- "We won't have a definitive solution this weekend," he said. Schaeuble said the plan would have to include a reduction in Greece's debt mountain. He repeated at the weekend that private bondholders would have to accept steeper voluntary write-downs on their Greek holdings than the 21 percent agreed last July.
- A lead negotiator for the banks said this could only happen if policymakers addressed the "full range" of sovereign debt issues in Europe. Charles Dallara of the Institute of International Finance (IIF) declined comment on reports that the private sector might have to take a 50 percent loss.
More likely, this was an extremely overbought market which had essentially jumped 13% in 7.25 sessions. The shorts were squeezed one last time in the closing moments Friday to take the S&P 500 to resistance at 1225 - which was not only the late August highs, but also the 100 day moving average. So we found a convenient excuse to sell 'em - blame the Germans..
Frankly I did not think it would be so 'clean' as running to 1225 and then reversing on a dime - appeared way too obvious to me, but this time obvious was the right choice. Now we are back in that little range between roughly 1190 (1188 when we broke through, 1191 currently) and 1225. We've only just given back a fraction of what was gained the previous two weeks, so nothing to worry about yet. If there is a close below 1185 in the coming days then we appear back to this multi month whip saw between roughly 1120 and 1220.
Big picture remains over 1240, more constructive, below 1120 more damaging - everything in between just a trader's world.

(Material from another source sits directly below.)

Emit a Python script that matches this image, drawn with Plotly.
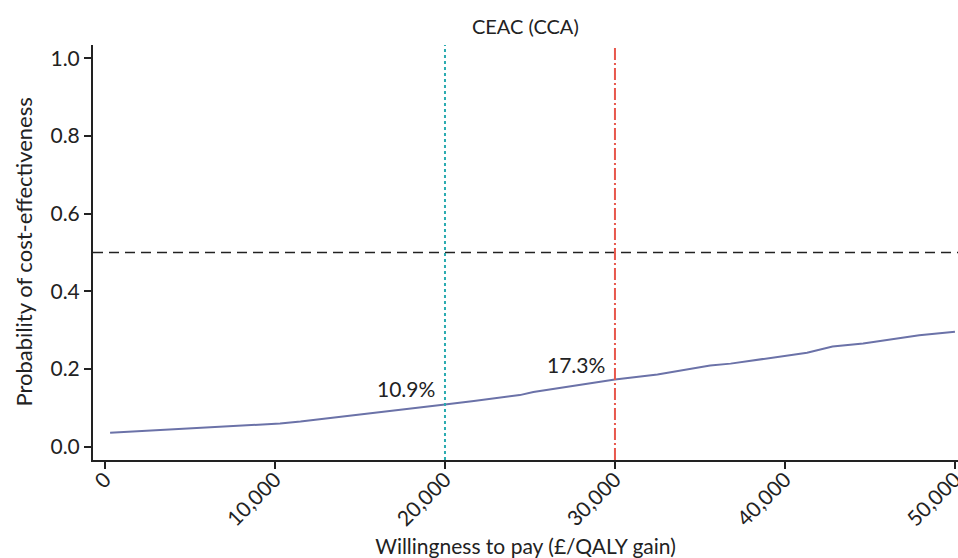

IBM after the bell will be a good report to watch - they have been hitting home runs constantly the past few years as they've become one of those global multinational powerhouses in which the majority of revenues now come from overseas. Will be curious what they have to say about the economy - engine maker Cummins finally admitted to slowdown after 2 months ago not seeing it.
- The US and much of Europe may already be in recession while demand is dropping sharply in emerging markets, the head of one of the US’s biggest manufacturers has warned.
- In an interview with the Financial Times, Tom Linebarger, who will take over as chief executive of Cummins, one of the world’s biggest engine-makers, in January, said he expected the next six to nine months to be a highly uncertain time for the global economy, “Europe could drive another global recession pretty easily,” he said. “Some of the countries in Europe are already in a second recession or will be shortly. That could get a lot worse.”
- “The US is much in the same spot,” Mr Linebarger added. “We’ll find out in three or four months if we’re already in recession but it wouldn’t surprise me to find out that the US is already in negative growth, once all the figures are adjusted, or we’re very close to that. I’m very concerned about that.
- “We’re seeing the effect in Europe on our business, though what worries me the most is the effect European problems will have on the rest of the world. The US is already weak. If Europe gets a bad cold, the US will get much sicker.”
- The Cummins chief said he was also worried about emerging markets, whose growth has boosted the manufacturer’s bottom line and is expected to make up an increasingly important part of its revenues in coming years. Three-fifths of the company’s revenues come from outside the US. “In China and India, their economies are doing well but inflation rates are high, so they’re cutting back on demand and raising interest rates to get inflation under control, which is hurting our markets,” he said. “All those things are near-term concerns of mine.”
- Mr Linebarger’s comments contrast with recent data that suggest that the US might avoid economic contraction this year, as well as with Cummins’ own projections for its growth in the next four years. Mr Linebarger explained that those targets were longer term, and that the company did not assume growth would be steady.